Di fronte a una frase ci fermiamo alla prima impressione e per rispondere ci affidiamo alle sensazioni immediate che ci ha suscitato, sensazioni spesso legate a nostre esperienze precedenti e ai sentimenti stratificati negli anni.
Quindi prenderò un argomento,farò qualche considerazione e mi piacerebbe che qualche lettore del Variano scrivesse per esprimere il proprio punto di vista o la propria esperienza sull’argomento.
Il primo argomento che ho scelto riguarda le battute, specie nel dibattito politico e i “battutisti” cioè quelli che ne fanno un uso esagerato e spesso improprio.
Le belle battute piacciono a tutti. Possono essere argute, intelligenti, fanno ridere e sorridere, sono armi affilate ed efficaci e come tutte le armi devono essere usate poco e mai in malo modo.

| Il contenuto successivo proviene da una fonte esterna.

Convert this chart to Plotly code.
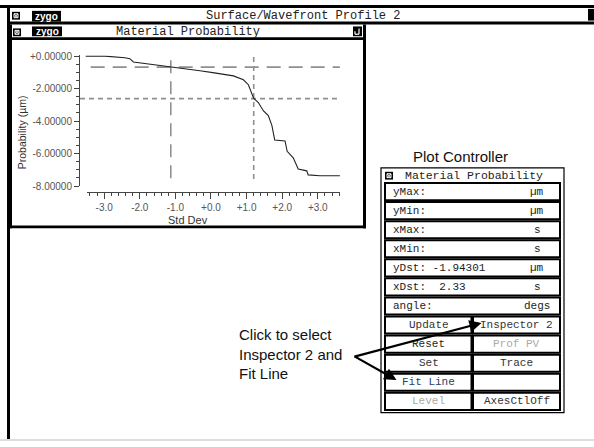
import plotly.graph_objects as go

W, H = 594, 447

# ---------------- data ----------------
curve_x = [-3.52, -2.98, -2.42, -2.28, -2.18, -1.81, -1.15, -0.82, -0.31, 0.05, 0.63, 0.91, 1.05, 1.20,
           1.33, 1.47, 1.61, 1.71, 1.79, 2.08, 2.14, 2.31, 2.45, 2.69, 2.73, 3.06, 3.62]
curve_y = [0.0, 0.0, -0.10, -0.16, -0.36, -0.46, -0.66, -0.76, -0.90, -1.02, -1.22, -1.46, -1.76, -2.60,
           -2.86, -3.36, -3.66, -4.26, -5.16, -5.22, -5.86, -6.26, -6.95, -7.06, -7.31, -7.36, -7.36]

cursor_long_y = -0.68    # horizontal long-dash cursor
cursor_long_x = -1.13    # vertical long-dash cursor
cursor_short_y = -2.62   # horizontal short-dash cursor
cursor_short_x = 1.20    # vertical short-dash cursor

y_tick_vals = [0, -2, -4, -6, -8]
y_tick_text = ['+0.00000', '-2.00000', '-4.00000', '-6.00000', '-8.00000']
y_minor_vals = [-0.5, -1.0, -1.5, -2.5, -3.0, -3.5, -4.5, -5.0, -5.5, -6.5, -7.0, -7.5]
x_tick_vals = [-3, -2, -1, 0, 1, 2, 3]
x_tick_text = ['-3.0', '-2.0', '-1.0', '+0.0', '+1.0', '+2.0', '+3.0']
x_minor_vals = [-3.4, -3.2, -2.8, -2.6, -2.4, -2.2, -1.8, -1.6, -1.4, -1.2, -0.8, -0.6, -0.4, -0.2,
                0.2, 0.4, 0.6, 0.8, 1.2, 1.4, 1.6, 1.8, 2.2, 2.4, 2.6, 2.8, 3.2, 3.4, 3.6]

field_labels = ['yMax:', 'yMin:', 'xMax:', 'xMin:', 'yDst: -1.94301', 'xDst:  2.33', 'angle:']
field_units = ['µm', 'µm', 's', 's', 'µm', 's', 'degs']
buttons_left = ['Update', 'Reset', 'Set', 'Fit Line', 'Level']
buttons_right = ['Inspector 2', 'Prof PV', 'Trace', '', 'AxesCtlOff']
buttons_left_col = ['#333333', '#222222', '#333333', '#2b3f63', '#aaaaaa']
buttons_right_col = ['#333333', '#aaaaaa', '#333333', '#333333', '#333333']

MONO = 'Liberation Mono, DejaVu Sans Mono, monospace'
SANS = 'Liberation Sans, Arial, sans-serif'


def px(x):
    return x / W


def py(y):
    return 1 - y / H


shapes = []
annotations = []


def rect(x0, y0, x1, y1, fill=None, line=None, lw=0, layer='below'):
    d = dict(type='rect', xref='paper', yref='paper', x0=px(x0), x1=px(x1), y0=py(y1), y1=py(y0),
             layer=layer, line=dict(width=lw, color=line if line else 'rgba(0,0,0,0)'))
    if fill:
        d['fillcolor'] = fill
    shapes.append(d)


def seg(x0, y0, x1, y1, color='black', lw=1, layer='below'):
    shapes.append(dict(type='line', xref='paper', yref='paper', x0=px(x0), x1=px(x1), y0=py(y0), y1=py(y1),
                       layer=layer, line=dict(width=lw, color=color)))


def text(x, y, s, size=11, family=MONO, color='#222222', xanchor='center', yanchor='middle', angle=0,
         align='center'):
    annotations.append(dict(x=px(x), y=py(y), xref='paper', yref='paper', text=s, showarrow=False,
                            xanchor=xanchor, yanchor=yanchor, textangle=angle, align=align,
                            font=dict(size=size, family=family, color=color)))


def closebox(x, y):
    rect(x, y, x + 8, y + 8, fill='black')
    rect(x + 2, y + 2, x + 6, y + 6, line='white', lw=1)
    seg(x + 2, y + 2, x + 6, y + 6, color='white', lw=1)
    seg(x + 2, y + 6, x + 6, y + 2, color='white', lw=1)


def zygo(x0, y0, x1, y1):
    rect(x0, y0, x1, y1, fill='black')
    text((x0 + x1) / 2, (y0 + y1) / 2, '<b>zygo</b>', size=10, family=SANS, color='white')


# ---------------- outer window ----------------
rect(0, 0, W, 3, fill='black')
rect(7, 0, 10, H, fill='black')
rect(7, 17, W, 20, fill='black')
rect(588, 4, W, 16, fill='black')
closebox(12, 7)
zygo(32, 6, 61, 17)
text(303, 11.5, 'Surface/Wavefront Profile 2', size=12)
rect(0, H - 2, W, H, fill='#dddddd')

# ---------------- inner window ----------------
rect(7, 20, 12, 229, fill='black')
rect(10, 33, 366, 36, fill='black')
rect(363, 20, 366, 229, fill='black')
rect(7, 226, 366, 229, fill='black')
closebox(13, 24)
zygo(32, 22, 62, 32)
text(188, 27.5, 'Material Probability', size=12)
rect(353, 22, 362, 32, fill='black')
seg(359, 24, 359, 30, color='white', lw=1.2)
seg(355, 30, 359, 30, color='white', lw=1.2)
seg(355, 27, 355, 30, color='white', lw=1.2)

# axis titles (centred on the window)
text(188, 220, 'Std Dev', size=11, family=SANS, color='#333333')
text(21.5, 131, 'Probability (µm)', size=10.5, family=SANS, color='#333333', angle=-90)

# ---------------- plot controller panel ----------------
text(460, 155, 'Plot Controller', size=15, family=SANS, color='#111111')
rect(381, 167, 564, 418, line='black', lw=1.2)
closebox(385, 171)
text(474, 175, 'Material Probability', size=11.5)
row_top, row_h = 181.0, 19.55
for i in range(12):
    t = row_top + i * row_h
    if i < 7:
        rect(385, t + 1.5, 560, t + row_h - 0.5, fill='white', line='black', lw=2)
        text(391, t + row_h / 2 + 0.5, field_labels[i], size=11, xanchor='left')
        text(537, t + row_h / 2 + 0.5, field_units[i], size=11)
    else:
        j = i - 7
        rect(385, t + 1.5, 471.5, t + row_h - 0.5, fill='white', line='black', lw=2)
        rect(473, t + 1.5, 560, t + row_h - 0.5, fill='white', line='black', lw=2)
        text(428.5, t + row_h / 2 + 0.5, buttons_left[j], size=11, color=buttons_left_col[j])
        if buttons_right[j]:
            text(516.5, t + row_h / 2 + 0.5, buttons_right[j], size=11, color=buttons_right_col[j])

# ---------------- callout ----------------
text(237, 358, 'Click to select<br>Inspector 2 and<br>Fit Line', size=15, family=SANS,
     color='#111111', xanchor='left', align='left')
tail = (353, 360)
for tip in [(481.5, 326), (396.5, 384.5)]:
    annotations.append(dict(x=px(tip[0]), y=py(tip[1]), xref='paper', yref='paper', text='',
                            showarrow=True, ax=tail[0] - tip[0], ay=tail[1] - tip[1],
                            arrowhead=2, arrowsize=1.1, arrowwidth=2.2, arrowcolor='black', standoff=0))

# ---------------- chart ----------------
fig = go.Figure()
dash_col = '#8f8f8f'
fig.add_trace(go.Scatter(x=[-3.38, 3.62], y=[cursor_long_y, cursor_long_y], mode='lines',
                         line=dict(color=dash_col, width=1.6, dash='14px,8px'), hoverinfo='skip'))
fig.add_trace(go.Scatter(x=[cursor_long_x, cursor_long_x], y=[-0.26, -7.66], mode='lines',
                         line=dict(color=dash_col, width=1.6, dash='13px,8px'), hoverinfo='skip'))
fig.add_trace(go.Scatter(x=[-3.68, 3.62], y=[cursor_short_y, cursor_short_y], mode='lines',
                         line=dict(color=dash_col, width=1.6, dash='5px,4px'), hoverinfo='skip'))
fig.add_trace(go.Scatter(x=[cursor_short_x, cursor_short_x], y=[-0.06, -7.76], mode='lines',
                         line=dict(color=dash_col, width=1.6, dash='5px,4px'), hoverinfo='skip'))
fig.add_trace(go.Scatter(x=curve_x, y=curve_y, mode='lines', line=dict(color='#222222', width=1.1),
                         hoverinfo='skip'))
# carrier trace for the visible x axis
fig.add_trace(go.Scatter(x=[], y=[], xaxis='x2', yaxis='y', mode='lines', hoverinfo='skip'))

tickfont = dict(size=10, family=SANS, color='#555555')
fig.update_layout(
    width=W, height=H, margin=dict(l=0, r=0, t=0, b=0),
    paper_bgcolor='white', plot_bgcolor='rgba(0,0,0,0)', showlegend=False,
    xaxis=dict(domain=[px(80), px(340)], range=[-3.680, 3.624], visible=False, fixedrange=True),
    xaxis2=dict(domain=[px(87), px(340)], range=[-3.483, 3.624], anchor='free', position=py(192),
                showline=True, linecolor='#444444', linewidth=1, showgrid=False, zeroline=False,
                ticks='outside', ticklen=6, tickcolor='#444444', tickwidth=1,
                tickmode='array', tickvals=x_tick_vals, ticktext=x_tick_text, tickfont=tickfont,
                minor=dict(tickmode='array', tickvals=x_minor_vals, ticks='outside', ticklen=3,
                           tickcolor='#444444', tickwidth=1),
                fixedrange=True),
    yaxis=dict(domain=[py(185.7), py(51.7)], range=[-8, 0.04], anchor='x',
               showline=True, linecolor='#444444', linewidth=1, showgrid=False, zeroline=False,
               ticks='outside', ticklen=5, tickcolor='#444444', tickwidth=1,
               tickmode='array', tickvals=y_tick_vals, ticktext=y_tick_text, tickfont=tickfont,
               minor=dict(tickmode='array', tickvals=y_minor_vals, ticks='outside', ticklen=3,
                          tickcolor='#444444', tickwidth=1),
               fixedrange=True),
    shapes=shapes, annotations=annotations,
)
fig.write_html('out.html', config={'displayModeBar': False},
               post_script="document.body.style.margin='0px';document.body.style.overflow='hidden';")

A tutti noi è capitato, dopo una discussione più o meno accesa, di pensare, con rimpianto,con un ritardo variabile di minuti, ore o giorni, ”avrei potuto dire così o cosà”, “accidenti non mi viene mai la parola giusta al momento giusto” e invidiamo quelli che sembrano non avere questo problema.
Proviamo ad ampliare il discorso uscendo dalle considerazioni più ovvie.
Primo:
Fare una battuta ben riuscita non vuol dire avere ragione!!
La battuta può essere simpatica, tranciante, crudele ma la sua caratteristica terribile è che sembra chiudere il discorso a favore di chi la fa, attribuisce di fatto la famosa ultima parola. Chi fa la battuta giusta ha vinto la partita, ma non è così!
Secondo:
come ben sanno i comici, per essere efficace la battuta deve essere fatta con i tempi giusti.
Per cui il battutista, per assicurarsi la battuta ad effetto spesso non rispetta i tempi del dibattito, parla quando non tocca a lui, interrompe e prevarica.
Terzo:
la battuta diventa un modo per deviare il discorso o meglio ancora per concluderlo quando di fatto si è in difficoltà. Chi fa la battuta spesso è stato messo all’angolo da buoni argomenti e alla fine la battuta è, di fatto, magari efficace per trarre d’impaccio chi la fa ma truffaldina.
Sarebbe quindi buona regola, spogliare la battuta dai suoi effetti umoristici, non dimenticare i contenuti del dibattito precedente e avere ben presente chi la fa e che interessi rappresenta, prima di attribuirgli, per simpatia, un successo immeritato.
Facciamo un esempio non politico.
Qualche giorno fa Shaquira, famosa popstar di fama internazionale è stata lasciata dal marito Piquè, ex calciatore di grande successo.
Il commento della donna sui giornali è stato: ”mio marito aveva una Ferrari e ha preso una Twingo”.
Quindi Shaquira si definisce una Ferrari ma pur avendo molte doti visibili, rimane una affermazione autoreferenziale e sicuramente parziale.
Essere una donna bella, ricca e di successo, come ben dimostrano le storie di coppie di attori e persone famose, non sembrano essere qualità decisive per far durare un matrimonio,anzi.
Il fatto di aver subito questa iniziativa del marito, le ha attribuito il ruolo di persona tradita e abbandonata, come è successo a milioni di “non Ferrari” e come queste ha reagito in maniera molto normale, denigrando di fatto la rivale e attribuendole un valore minimo che rende ancora più stupida e incomprensibile la scelta del marito.
Le eventuali altre ragioni del marito non vengono prese in considerazione e tutto si riduce al fatto che le Ferrari sono migliori delle Twingo come auto ma senza considerare costi, utilizzo quotidiano, numero dei passeggeri, consumi e quant’altro in un matrimonio non può essere paragonato ad un confronto fra automobili.
A voi le considerazioni finali.
Notiziola a parte: di questa battuta si è appropriato Renzi, calandola nella sua realtà e attribuendo a se stesso il ruolo di Shaquira/Ferrari e al PD quello di chi sceglie la Twingo.
Il buon Cuperlo sfodera una battuta originale e bella:
Era una Ferrari di un Leasing della destra!